The grounds of Wallingford’s Good Shepherd Center provide a dreamy, leafy, backdrop for additional festivities, which include food vendors, live music from Nyamuziwa Marimba and the Mighty Tiny Band, and presentations from speakers on subjects like “City Chickens.” This year’s event will also have a demonstration tent, where short presentations will rotate throughout the day. For those whose green thumbs are a little wilty, the knowledgeable Tilth staff and volunteers will be buzzing around to answer questions and give recommendations on how to build your own Gingerbread greenhouse. Inch by inch, row by row...

If you go: May Edible Plant Sale, Meridian Park behind the Wallingford Good Shepherd Center, Saturday, May 5 and Sunday, May 6, 9 am-3 pm, free, most plants $3 or $4.

Under the Rainbow

Several weekends ago, the Weekender mentioned the much-lauded Hide/Seek: Difference and Desire in American Portraiture, which arrived in Tacoma in March and “traces the evolution of sexual identities through a diverse range of artworks.” For those of you who want more (or haven’t wanted to bother making the drive to Tacoma), four Seattle gallery owners put together an exhibition in support of the Tacoma’s Hide/Seek, building on themes of sexuality and gender in American art, with an emphasis on photography and local artists.

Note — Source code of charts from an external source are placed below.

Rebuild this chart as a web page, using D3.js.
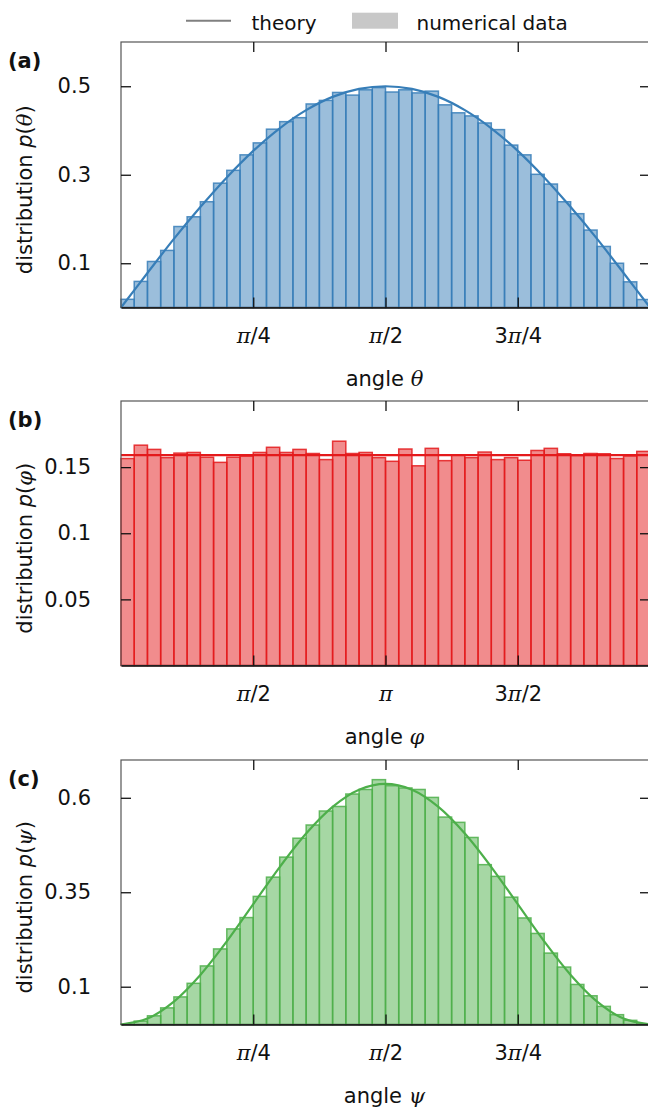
<!DOCTYPE html>
<html>
<head>
<meta charset="utf-8">
<script src="https://cdn.jsdelivr.net/npm/d3@7"></script>
<style>
  html, body { margin: 0; padding: 0; background: #fff; }
  svg { display: block; }
  text { font-family: "DejaVu Sans", sans-serif; fill: #111; }
</style>
</head>
<body>
<svg id="chart" width="648" height="1107"></svg>
<script>
// ---------------- data ----------------
const binCount = 40;

// panel (a): p(theta), theta in [0, pi]
const thetaHist = [0.0185, 0.059, 0.104, 0.129, 0.183, 0.205, 0.239, 0.281, 0.310, 0.345,
                   0.372, 0.403, 0.420, 0.429, 0.460, 0.468, 0.486, 0.480, 0.492, 0.497,
                   0.487, 0.492, 0.485, 0.489, 0.458, 0.440, 0.433, 0.417, 0.402, 0.367,
                   0.345, 0.301, 0.279, 0.239, 0.212, 0.175, 0.138, 0.100, 0.058, 0.018];
const thetaTheory = [0, 0.078, 0.155, 0.227, 0.294, 0.354, 0.405, 0.446, 0.476, 0.494, 0.5,
                     0.494, 0.476, 0.446, 0.405, 0.354, 0.294, 0.227, 0.155, 0.078, 0];

// panel (b): p(phi), phi in [0, 2pi]
const phiHist = [0.1565, 0.1666, 0.1634, 0.1572, 0.1606, 0.1611, 0.1575, 0.1536, 0.1575, 0.1583,
                 0.1611, 0.1650, 0.1611, 0.1634, 0.1603, 0.1557, 0.1696, 0.1603, 0.1611, 0.1572,
                 0.1544, 0.1637, 0.1510, 0.1642, 0.1549, 0.1593, 0.1572, 0.1614, 0.1557, 0.1572,
                 0.1552, 0.1626, 0.1642, 0.1601, 0.1588, 0.1603, 0.1601, 0.1565, 0.1585, 0.1619];
const phiTheory = [0.159, 0.159, 0.159, 0.159, 0.159, 0.159, 0.159, 0.159, 0.159, 0.159, 0.159,
                   0.159, 0.159, 0.159, 0.159, 0.159, 0.159, 0.159, 0.159, 0.159, 0.159];

// panel (c): p(psi), psi in [0, pi]
const psiHist = [0.001, 0.009, 0.023, 0.044, 0.073, 0.109, 0.155, 0.200, 0.253, 0.283,
                 0.339, 0.390, 0.443, 0.493, 0.528, 0.565, 0.577, 0.610, 0.622, 0.648,
                 0.632, 0.626, 0.622, 0.601, 0.549, 0.535, 0.495, 0.423, 0.392, 0.337,
                 0.282, 0.241, 0.189, 0.152, 0.106, 0.076, 0.048, 0.026, 0.011, 0.002];
const psiTheory = [0, 0.0156, 0.0608, 0.1312, 0.2199, 0.3183, 0.4167, 0.5054, 0.5758, 0.6210, 0.6366,
                   0.6210, 0.5758, 0.5054, 0.4167, 0.3183, 0.2199, 0.1312, 0.0608, 0.0156, 0];

// tick values / labels
const thetaXTicks = [Math.PI / 4, Math.PI / 2, 3 * Math.PI / 4];
const thetaXLabels = ["π/4", "π/2", "3π/4"];
const phiXTicks = [Math.PI / 2, Math.PI, 3 * Math.PI / 2];
const phiXLabels = ["π/2", "π", "3π/2"];
const thetaYTicks = [0.1, 0.3, 0.5];
const thetaYLabels = ["0.1", "0.3", "0.5"];
const phiYTicks = [0.05, 0.1, 0.15];
const phiYLabels = ["0.05", "0.1", "0.15"];
const psiYTicks = [0.1, 0.35, 0.6];
const psiYLabels = ["0.1", "0.35", "0.6"];

const colors = { blue: "#377eb8", red: "#e41a1c", green: "#4daf4a" };

// ---------------- drawing ----------------
const svg = d3.select("#chart");
const FS = 21;
const left = 121, right = 650;

// legend
const lg = svg.append("g");
lg.append("line").attr("x1", 186).attr("x2", 231).attr("y1", 20.7).attr("y2", 20.7)
  .attr("stroke", "#808080").attr("stroke-width", 2);
lg.append("text").attr("x", 251.5).attr("y", 29.5).attr("font-size", 20).text("theory");
lg.append("rect").attr("x", 352).attr("y", 12.7).attr("width", 46).attr("height", 16)
  .attr("fill", "#c8c8c8");
lg.append("text").attr("x", 416.5).attr("y", 29.5).attr("font-size", 20).text("numerical data");

function mathLabel(sel, str) {
  // split on pi, italic serif pi
  sel.text(null);
  const parts = str.split("π");
  parts.forEach((p, i) => {
    if (p.length) sel.append("tspan").text(p);
    if (i < parts.length - 1) {
      sel.append("tspan").attr("font-family", "'DejaVu Serif', serif")
        .attr("font-style", "italic").text("π");
    }
  });
}

function panel(opts) {
  const { top, bottom, xMax, yMax, hist, theory, color, xTicks, xLabels,
          yTicks, yLabels, letter, sym } = opts;
  const x = d3.scaleLinear().domain([0, xMax]).range([left, right]);
  const y = d3.scaleLinear().domain([0, yMax]).range([bottom, top]);
  const g = svg.append("g");

  // bars
  const bw = xMax / binCount;
  g.append("g").selectAll("rect").data(hist).join("rect")
    .attr("x", (d, i) => x(i * bw))
    .attr("width", (d, i) => x((i + 1) * bw) - x(i * bw))
    .attr("y", d => y(d))
    .attr("height", d => y(0) - y(d))
    .attr("fill", color).attr("fill-opacity", 0.5)
    .attr("stroke", color).attr("stroke-opacity", 0.85).attr("stroke-width", 1.5);

  // theory line
  const tstep = xMax / (theory.length - 1);
  const line = d3.line().x((d, i) => x(i * tstep)).y(d => y(d)).curve(d3.curveCatmullRom);
  g.append("path").datum(theory).attr("d", line)
    .attr("fill", "none").attr("stroke", color).attr("stroke-width", 2.2);

  // frame
  g.append("rect").attr("x", left).attr("y", top).attr("width", right - left)
    .attr("height", bottom - top).attr("fill", "none").attr("stroke", "#555").attr("stroke-width", 1.2);

  // axes
  const xb = g.append("g").attr("transform", `translate(0,${bottom})`)
    .call(d3.axisBottom(x).tickValues(xTicks).tickSize(-10).tickPadding(21).tickSizeOuter(0));
  xb.select(".domain").attr("stroke", "#111").attr("stroke-width", 1.4);
  xb.selectAll(".tick line").attr("stroke", "#111").attr("stroke-width", 1.3);
  xb.selectAll(".tick text").attr("font-size", FS).attr("font-family", "'DejaVu Sans', sans-serif")
    .attr("fill", "#111")
    .each(function (d, i) { mathLabel(d3.select(this), xLabels[i]); });

  const xt = g.append("g").attr("transform", `translate(0,${top})`)
    .call(d3.axisTop(x).tickValues(xTicks).tickSize(-10).tickFormat("").tickSizeOuter(0));
  xt.select(".domain").remove();
  xt.selectAll(".tick line").attr("stroke", "#111").attr("stroke-width", 1.3);

  const yl = g.append("g").attr("transform", `translate(${left},0)`)
    .call(d3.axisLeft(y).tickValues(yTicks).tickSize(-10).tickPadding(30).tickSizeOuter(0)
      .tickFormat((d, i) => yLabels[i]));
  yl.select(".domain").remove();
  yl.selectAll(".tick line").attr("stroke", "#111").attr("stroke-width", 1.3);
  yl.selectAll(".tick text").attr("font-size", FS).attr("font-family", "'DejaVu Sans', sans-serif")
    .attr("fill", "#111");

  const yr = g.append("g").attr("transform", `translate(${right},0)`)
    .call(d3.axisRight(y).tickValues(yTicks).tickSize(-10).tickFormat("").tickSizeOuter(0));
  yr.select(".domain").remove();
  yr.selectAll(".tick line").attr("stroke", "#111").attr("stroke-width", 1.3);

  // x title
  const xtT = g.append("text").attr("x", (left + right) / 2 - 1).attr("y", bottom + 78)
    .attr("text-anchor", "middle").attr("font-size", FS);
  xtT.append("tspan").text("angle ");
  xtT.append("tspan").attr("font-family", "'DejaVu Serif', serif").attr("font-style", "italic").text(sym);

  // y title
  const cy = (top + bottom) / 2 + 15;
  const ytT = g.append("text").attr("transform", `translate(32,${cy}) rotate(-90)`)
    .attr("text-anchor", "middle").attr("font-size", FS);
  ytT.append("tspan").text("distribution ");
  ytT.append("tspan").attr("font-style", "italic").text("p");
  ytT.append("tspan").text("(");
  ytT.append("tspan").attr("font-family", "'DejaVu Serif', serif").attr("font-style", "italic").text(sym);
  ytT.append("tspan").text(")");

  // panel letter
  g.append("text").attr("x", 8).attr("y", top + 26).attr("font-size", FS)
    .attr("font-weight", "bold").text(`(${letter})`);
}

panel({ top: 42, bottom: 307.5, xMax: Math.PI, yMax: 0.6, hist: thetaHist, theory: thetaTheory,
        color: colors.blue, xTicks: thetaXTicks, xLabels: thetaXLabels,
        yTicks: thetaYTicks, yLabels: thetaYLabels, letter: "a", sym: "θ" });
panel({ top: 401, bottom: 665.5, xMax: 2 * Math.PI, yMax: 0.2, hist: phiHist, theory: phiTheory,
        color: colors.red, xTicks: phiXTicks, xLabels: phiXLabels,
        yTicks: phiYTicks, yLabels: phiYLabels, letter: "b", sym: "φ" });
panel({ top: 760, bottom: 1024.5, xMax: Math.PI, yMax: 0.7, hist: psiHist, theory: psiTheory,
        color: colors.green, xTicks: thetaXTicks, xLabels: thetaXLabels,
        yTicks: psiYTicks, yLabels: psiYLabels, letter: "c", sym: "ψ" });
</script>
</body>
</html>
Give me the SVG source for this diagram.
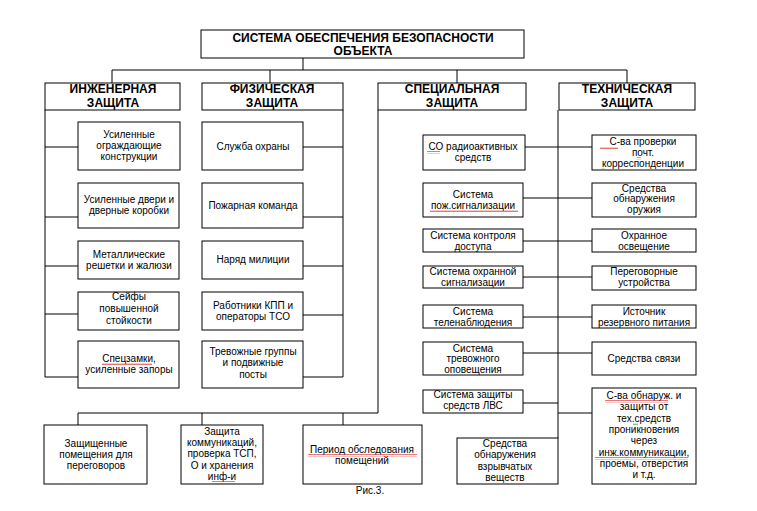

Under the Rainbow: Images By and About Gay Men and Women features two color shots from Annie Leibovitz of diver Greg Louganis and painter Keith Haring, as well as Berenice Abbott’s 1920s portraits of both Edna St. Vincent Millay and philanthropist Dorothy Whitney in drag. Featured local photographer Steven Miller made a big impression on The Seattle Times’ Michael Upchurch, who writes “Miller's ‘Proof of Homosexuality in Nature,’ thanks to digital tricks, depicts a whimsically raunchy fantasy in which two male models dressed in bunny-rabbit costumes get up to a whole Kama Sutra of tricks on what looks like Alpine meadowland in the Cascades.”

More works from Miller (in collaboration with fellow Seattle-based photographer Adrain Chesser) can also be found at Photo Center Northwest’s Author and Subject: Contemporary Queer Photography. The three exhibitions together uncover a sexuality often glossed over in art history, but one that is never hidden from those willing to seek. Says Dr. Jonathan Katz, a co-curator of Hide/Seek, “When we don’t tell the history of sexuality in American art we get the art history wrong.”

If you go: Under the Rainbow, Greg Kucera Gallery, Tuesday-Saturday, 10:30 am-5:30 pm, free.

Mushroom Maynia and Pacific Northwest Mushrooms with Becky Selengut

Don’t have much room in your schedule this weekend? What about mush-rooms? Pacific Northwest funghi are both abundant and versatile — and this weekend the Burke Museum is offering not one, but two events for your shrooming pleasure. First, as part of the Hungry Planet exhibit and PCC tasting series, local chef and co-author of Washington Local and Seasonal Cookbook Becky Selengut will be at the Burke Museum offering mushroom recipe demonstrations and tastings.

If Selengut’s spring vegetable risotto with fava beans, morels, and pea vines doesn’t fill you up, come back for seconds on Sunday. The Puget Sound Mycological Society (one of the largest mycological societies in North America) will be hosting Mushroom Maynia, with such toadstool-inspired activities as spore printing, mushroom identification, lessons in funghi ecology, and mushroom hat making. Speakers, including John Sundstrom, chef and owner of Lark restaurant, will be giving talks on mushroom consumption from Seattle to Poland to Tibet. For those Crosscut readers still mourning the departure of the Pioneer Square Mushroom farm, there will be a workshop in growing your own oyster mushrooms.

If you go: PCC Tastings: Pacific Northwest Mushrooms with Becky Selengut, Burke Museum, Saturday, May 5, 11 am-1:30 pm, free. Mushroom Maynia, Burke Museum, Sunday, May 6, 10 am-4 pm, free.